In World Economy News 24/10/2016
If there’s a large console at the top of the European Central Bank showing what’s going on across the euro area, then a lot of the lights are green right now.
Green meaning good. Especially in financial markets, supported by rock-bottom interest rates and unprecedented ECB asset purchases, the situation is largely positive. The real economy is also looking fresher, as a gradual recovery is under way.
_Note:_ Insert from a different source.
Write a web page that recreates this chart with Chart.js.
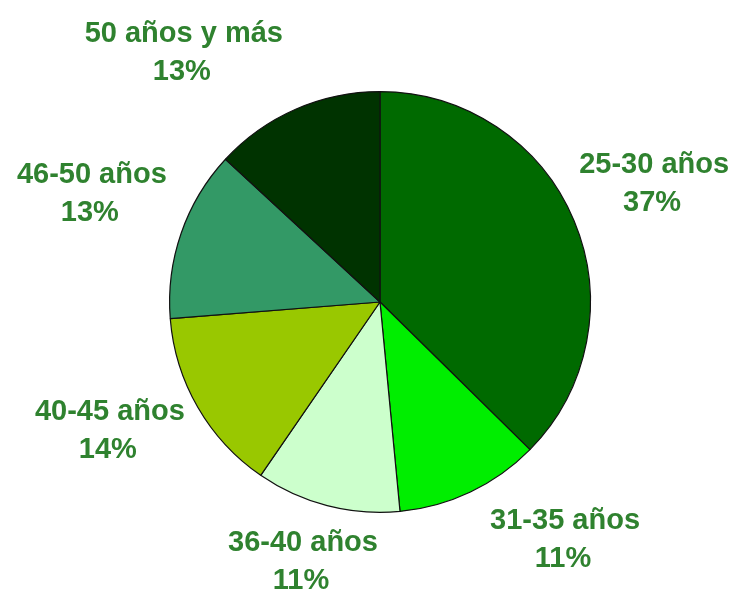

It’s just that the inflation light is still glowing red.
That’s according to a color map devised by Ulrik Bie and Scott Farnham, economists at the Washington-based Institute of International Finance, a global association of the financial industry.
Their dashboard includes 18 selected financial, real economy and inflation variables to monitor the transmission of monetary stimulus through the euro-area economy, and evaluates to what extent monthly movements in each of these categories are in line with the ECB’s objectives.
Policy makers are facing “stubbornly low inflation despite an economic growth outlook that is slightly better than expected,” Bie and Farnham wrote in a note. But “without new forecasts, the case for further action is not yet made.”
On Thursday, ECB President Mario Draghi evaded questions on the future of a 1.7 trillion-euro asset-purchase program that’s currently set to end in March, pointing to the central bank’s December meeting when policy makers will benefit from fresh forecasts and suggestions on how to address bond scarcity. Bie and Farnham predict Draghi will announce an extension of QE until the end of 2017 then.
In any case, Draghi has said that stimulus will continue until inflation shows a sustained return towards the goal of just under two percent. In other words, when the dashboard light goes green.